** start of Material provided **

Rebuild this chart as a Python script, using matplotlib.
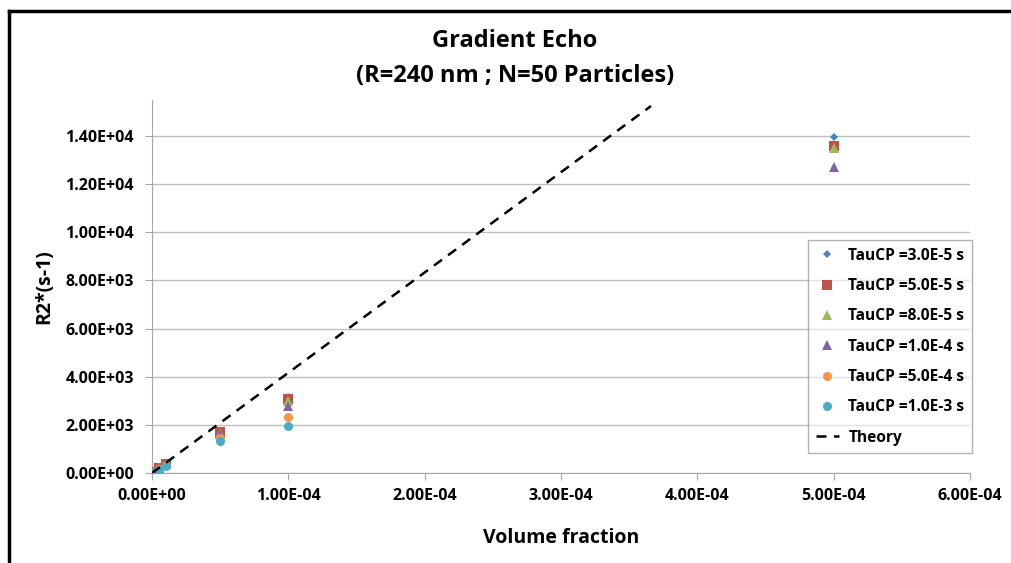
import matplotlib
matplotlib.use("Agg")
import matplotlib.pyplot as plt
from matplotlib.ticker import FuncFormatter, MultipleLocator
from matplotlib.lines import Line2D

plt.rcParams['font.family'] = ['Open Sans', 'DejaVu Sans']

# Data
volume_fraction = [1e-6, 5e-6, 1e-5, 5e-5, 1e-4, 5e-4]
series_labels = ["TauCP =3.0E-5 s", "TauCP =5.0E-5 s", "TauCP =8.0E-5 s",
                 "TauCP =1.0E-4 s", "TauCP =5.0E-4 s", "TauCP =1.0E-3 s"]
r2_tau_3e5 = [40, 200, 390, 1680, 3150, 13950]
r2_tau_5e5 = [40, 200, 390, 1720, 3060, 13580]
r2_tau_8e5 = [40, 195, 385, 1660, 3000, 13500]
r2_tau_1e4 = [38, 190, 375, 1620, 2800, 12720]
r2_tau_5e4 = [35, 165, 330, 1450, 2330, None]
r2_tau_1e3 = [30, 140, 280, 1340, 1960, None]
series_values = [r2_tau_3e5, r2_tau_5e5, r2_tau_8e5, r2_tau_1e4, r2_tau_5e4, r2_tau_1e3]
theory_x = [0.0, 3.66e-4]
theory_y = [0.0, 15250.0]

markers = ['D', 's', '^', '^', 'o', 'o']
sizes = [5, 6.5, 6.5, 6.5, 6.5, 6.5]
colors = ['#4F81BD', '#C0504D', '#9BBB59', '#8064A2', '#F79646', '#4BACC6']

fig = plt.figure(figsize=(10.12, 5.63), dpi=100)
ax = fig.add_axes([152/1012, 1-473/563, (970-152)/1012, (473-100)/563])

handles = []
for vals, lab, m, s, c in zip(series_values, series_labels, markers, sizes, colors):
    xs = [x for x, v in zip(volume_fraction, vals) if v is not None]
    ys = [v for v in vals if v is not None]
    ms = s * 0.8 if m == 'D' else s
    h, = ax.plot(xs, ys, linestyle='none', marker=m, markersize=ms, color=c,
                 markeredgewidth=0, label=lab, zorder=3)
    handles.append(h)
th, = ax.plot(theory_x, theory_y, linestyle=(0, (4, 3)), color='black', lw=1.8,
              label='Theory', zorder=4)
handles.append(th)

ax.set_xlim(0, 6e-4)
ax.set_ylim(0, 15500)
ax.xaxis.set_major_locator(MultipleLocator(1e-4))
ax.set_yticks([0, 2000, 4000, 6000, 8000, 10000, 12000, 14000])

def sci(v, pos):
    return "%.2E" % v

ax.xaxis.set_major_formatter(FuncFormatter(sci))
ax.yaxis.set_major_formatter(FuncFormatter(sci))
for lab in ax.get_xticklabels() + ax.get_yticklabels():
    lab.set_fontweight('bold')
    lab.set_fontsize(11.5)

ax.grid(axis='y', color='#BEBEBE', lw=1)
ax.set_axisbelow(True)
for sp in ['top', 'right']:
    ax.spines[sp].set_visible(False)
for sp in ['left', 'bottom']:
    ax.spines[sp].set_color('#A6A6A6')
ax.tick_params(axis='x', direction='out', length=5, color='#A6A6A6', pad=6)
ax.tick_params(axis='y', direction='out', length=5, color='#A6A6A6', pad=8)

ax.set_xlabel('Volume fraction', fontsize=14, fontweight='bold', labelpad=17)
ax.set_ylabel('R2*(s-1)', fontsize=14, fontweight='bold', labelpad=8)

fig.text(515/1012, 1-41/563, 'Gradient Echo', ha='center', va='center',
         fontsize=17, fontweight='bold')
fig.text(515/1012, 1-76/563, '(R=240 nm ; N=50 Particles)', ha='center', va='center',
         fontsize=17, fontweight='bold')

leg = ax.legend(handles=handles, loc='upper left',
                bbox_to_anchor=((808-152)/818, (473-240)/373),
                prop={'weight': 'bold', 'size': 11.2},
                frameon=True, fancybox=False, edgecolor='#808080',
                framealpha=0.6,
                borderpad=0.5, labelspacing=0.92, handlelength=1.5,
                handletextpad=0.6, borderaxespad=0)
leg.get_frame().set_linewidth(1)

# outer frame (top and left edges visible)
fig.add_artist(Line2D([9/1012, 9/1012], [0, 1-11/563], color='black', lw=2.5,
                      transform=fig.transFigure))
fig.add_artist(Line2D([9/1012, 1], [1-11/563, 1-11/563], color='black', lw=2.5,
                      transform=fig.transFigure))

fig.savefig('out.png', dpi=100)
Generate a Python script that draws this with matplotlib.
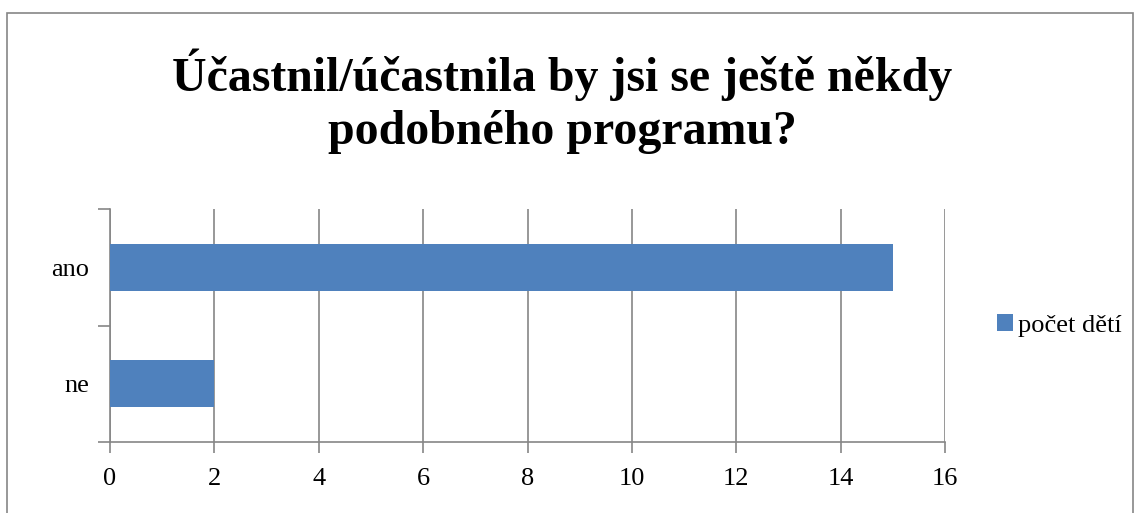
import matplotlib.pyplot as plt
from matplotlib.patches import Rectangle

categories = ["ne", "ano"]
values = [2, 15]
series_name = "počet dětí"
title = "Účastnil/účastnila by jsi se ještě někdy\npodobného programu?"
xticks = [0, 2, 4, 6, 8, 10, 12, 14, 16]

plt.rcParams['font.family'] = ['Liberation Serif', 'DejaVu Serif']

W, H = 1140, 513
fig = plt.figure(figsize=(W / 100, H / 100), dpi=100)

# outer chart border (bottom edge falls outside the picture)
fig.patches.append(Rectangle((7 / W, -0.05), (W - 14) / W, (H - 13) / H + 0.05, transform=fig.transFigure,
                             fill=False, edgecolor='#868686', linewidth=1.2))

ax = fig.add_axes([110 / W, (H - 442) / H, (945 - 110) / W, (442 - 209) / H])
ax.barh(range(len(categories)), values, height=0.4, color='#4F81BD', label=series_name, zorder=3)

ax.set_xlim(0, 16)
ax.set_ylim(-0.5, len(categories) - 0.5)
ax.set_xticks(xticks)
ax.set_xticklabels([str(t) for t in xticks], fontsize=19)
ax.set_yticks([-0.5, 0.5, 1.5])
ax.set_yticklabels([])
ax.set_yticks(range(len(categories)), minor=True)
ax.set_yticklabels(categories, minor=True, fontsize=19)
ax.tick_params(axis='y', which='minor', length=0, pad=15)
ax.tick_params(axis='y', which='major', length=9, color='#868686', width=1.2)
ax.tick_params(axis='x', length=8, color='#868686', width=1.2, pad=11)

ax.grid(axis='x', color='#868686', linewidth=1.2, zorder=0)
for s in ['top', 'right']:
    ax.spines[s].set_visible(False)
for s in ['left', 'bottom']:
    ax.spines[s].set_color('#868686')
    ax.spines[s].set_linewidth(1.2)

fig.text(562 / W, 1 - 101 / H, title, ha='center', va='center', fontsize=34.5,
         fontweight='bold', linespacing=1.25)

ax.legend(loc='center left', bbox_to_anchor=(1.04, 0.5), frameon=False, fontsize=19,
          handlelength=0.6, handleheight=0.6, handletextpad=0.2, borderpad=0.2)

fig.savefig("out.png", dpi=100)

** end of Material provided **
** start of Material provided **

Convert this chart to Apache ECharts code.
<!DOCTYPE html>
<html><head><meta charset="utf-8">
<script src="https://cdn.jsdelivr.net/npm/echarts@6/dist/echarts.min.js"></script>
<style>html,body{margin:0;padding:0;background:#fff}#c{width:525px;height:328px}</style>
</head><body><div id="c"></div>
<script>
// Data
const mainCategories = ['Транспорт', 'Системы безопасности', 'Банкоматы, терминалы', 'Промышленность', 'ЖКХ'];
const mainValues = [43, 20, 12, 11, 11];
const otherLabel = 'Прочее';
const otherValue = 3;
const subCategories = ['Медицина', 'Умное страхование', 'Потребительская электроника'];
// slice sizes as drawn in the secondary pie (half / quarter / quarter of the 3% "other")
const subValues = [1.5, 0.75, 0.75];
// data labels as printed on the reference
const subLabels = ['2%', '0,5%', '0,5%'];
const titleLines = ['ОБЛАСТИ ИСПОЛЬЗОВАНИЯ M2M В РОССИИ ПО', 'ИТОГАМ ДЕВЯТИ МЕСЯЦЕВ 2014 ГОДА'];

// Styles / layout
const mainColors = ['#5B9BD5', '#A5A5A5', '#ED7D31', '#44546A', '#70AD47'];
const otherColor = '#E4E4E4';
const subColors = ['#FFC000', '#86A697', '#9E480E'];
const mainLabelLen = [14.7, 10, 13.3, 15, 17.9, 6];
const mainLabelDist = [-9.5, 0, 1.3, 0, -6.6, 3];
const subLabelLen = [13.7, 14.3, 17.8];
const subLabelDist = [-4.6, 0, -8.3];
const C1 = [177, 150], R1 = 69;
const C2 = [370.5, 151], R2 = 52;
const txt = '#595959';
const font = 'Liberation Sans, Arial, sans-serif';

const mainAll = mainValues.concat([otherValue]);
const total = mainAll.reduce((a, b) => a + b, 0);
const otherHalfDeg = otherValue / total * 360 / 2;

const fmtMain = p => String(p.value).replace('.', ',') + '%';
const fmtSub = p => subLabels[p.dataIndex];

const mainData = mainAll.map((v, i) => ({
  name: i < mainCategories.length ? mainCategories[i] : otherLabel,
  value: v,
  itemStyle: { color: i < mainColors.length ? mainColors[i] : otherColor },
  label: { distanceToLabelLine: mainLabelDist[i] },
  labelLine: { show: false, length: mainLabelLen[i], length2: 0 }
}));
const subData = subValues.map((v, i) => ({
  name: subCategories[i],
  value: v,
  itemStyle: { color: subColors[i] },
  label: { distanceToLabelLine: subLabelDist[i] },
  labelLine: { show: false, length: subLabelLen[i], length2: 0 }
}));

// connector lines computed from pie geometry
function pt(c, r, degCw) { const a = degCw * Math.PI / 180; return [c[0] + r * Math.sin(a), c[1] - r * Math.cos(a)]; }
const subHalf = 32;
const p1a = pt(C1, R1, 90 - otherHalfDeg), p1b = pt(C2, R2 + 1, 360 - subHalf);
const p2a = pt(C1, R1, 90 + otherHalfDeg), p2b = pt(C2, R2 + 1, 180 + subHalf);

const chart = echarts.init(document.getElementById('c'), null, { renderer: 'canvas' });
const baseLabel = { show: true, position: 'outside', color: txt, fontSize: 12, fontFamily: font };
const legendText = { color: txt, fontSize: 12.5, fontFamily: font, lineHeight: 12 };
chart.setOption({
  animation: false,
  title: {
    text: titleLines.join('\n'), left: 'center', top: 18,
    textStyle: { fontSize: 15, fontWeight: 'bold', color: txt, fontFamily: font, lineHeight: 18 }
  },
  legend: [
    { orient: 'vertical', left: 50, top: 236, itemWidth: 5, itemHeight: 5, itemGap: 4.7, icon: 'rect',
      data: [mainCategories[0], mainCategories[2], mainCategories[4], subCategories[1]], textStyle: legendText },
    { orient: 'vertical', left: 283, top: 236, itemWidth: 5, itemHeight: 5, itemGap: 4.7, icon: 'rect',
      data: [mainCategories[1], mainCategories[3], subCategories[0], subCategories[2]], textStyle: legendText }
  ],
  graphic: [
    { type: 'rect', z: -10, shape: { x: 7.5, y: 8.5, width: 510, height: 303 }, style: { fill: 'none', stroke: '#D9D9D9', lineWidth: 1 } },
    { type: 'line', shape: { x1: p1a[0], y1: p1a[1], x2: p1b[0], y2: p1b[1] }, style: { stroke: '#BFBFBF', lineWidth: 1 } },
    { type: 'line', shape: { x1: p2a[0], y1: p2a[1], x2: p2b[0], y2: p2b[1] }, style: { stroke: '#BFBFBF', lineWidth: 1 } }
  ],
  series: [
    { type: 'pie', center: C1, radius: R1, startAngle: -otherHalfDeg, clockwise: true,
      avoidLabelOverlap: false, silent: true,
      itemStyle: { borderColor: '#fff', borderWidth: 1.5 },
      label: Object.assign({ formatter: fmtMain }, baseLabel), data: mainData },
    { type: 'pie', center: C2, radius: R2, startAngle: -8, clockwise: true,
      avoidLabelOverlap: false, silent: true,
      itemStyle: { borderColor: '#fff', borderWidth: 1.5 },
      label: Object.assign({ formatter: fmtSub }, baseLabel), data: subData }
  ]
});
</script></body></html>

** end of Material provided **
** start of Material provided **

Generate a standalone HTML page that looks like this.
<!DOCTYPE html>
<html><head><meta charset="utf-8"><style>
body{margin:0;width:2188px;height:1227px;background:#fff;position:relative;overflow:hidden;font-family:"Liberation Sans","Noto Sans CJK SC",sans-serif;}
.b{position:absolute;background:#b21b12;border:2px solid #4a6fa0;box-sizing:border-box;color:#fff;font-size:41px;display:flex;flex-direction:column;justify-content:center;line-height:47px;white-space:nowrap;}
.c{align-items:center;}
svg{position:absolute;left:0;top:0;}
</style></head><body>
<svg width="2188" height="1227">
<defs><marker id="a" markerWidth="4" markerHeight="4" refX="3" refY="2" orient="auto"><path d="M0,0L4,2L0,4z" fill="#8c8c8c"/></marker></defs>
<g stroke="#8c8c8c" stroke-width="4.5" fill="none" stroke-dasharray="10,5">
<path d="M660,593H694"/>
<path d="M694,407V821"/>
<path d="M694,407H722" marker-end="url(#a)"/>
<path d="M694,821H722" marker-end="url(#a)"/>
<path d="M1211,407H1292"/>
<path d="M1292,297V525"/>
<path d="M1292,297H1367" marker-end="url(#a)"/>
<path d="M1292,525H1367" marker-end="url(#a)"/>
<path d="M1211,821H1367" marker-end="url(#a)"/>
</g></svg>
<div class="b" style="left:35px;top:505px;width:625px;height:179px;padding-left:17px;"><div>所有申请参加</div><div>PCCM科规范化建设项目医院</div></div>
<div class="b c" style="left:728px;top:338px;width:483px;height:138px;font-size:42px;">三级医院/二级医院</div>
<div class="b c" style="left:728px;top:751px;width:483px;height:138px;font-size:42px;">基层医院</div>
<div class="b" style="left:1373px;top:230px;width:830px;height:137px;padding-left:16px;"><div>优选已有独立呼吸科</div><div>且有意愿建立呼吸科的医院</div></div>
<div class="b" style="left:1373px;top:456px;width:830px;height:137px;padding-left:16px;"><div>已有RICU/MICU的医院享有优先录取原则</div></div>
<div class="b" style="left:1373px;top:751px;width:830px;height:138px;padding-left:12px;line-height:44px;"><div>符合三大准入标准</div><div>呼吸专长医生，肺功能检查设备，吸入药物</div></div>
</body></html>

** end of Material provided **

Write down exactly what the lines above say, from the line holding "Rebuild this chart" through the line holding "plt.rcParams['font.family'] = ['Open", and nothing more. Do not copy the pictures.

Rebuild this chart as a Python script, using matplotlib.
import matplotlib
matplotlib.use("Agg")
import matplotlib.pyplot as plt
from matplotlib.ticker import FuncFormatter, MultipleLocator
from matplotlib.lines import Line2D

plt.rcParams['font.family'] = ['Open Sans', 'DejaVu Sans']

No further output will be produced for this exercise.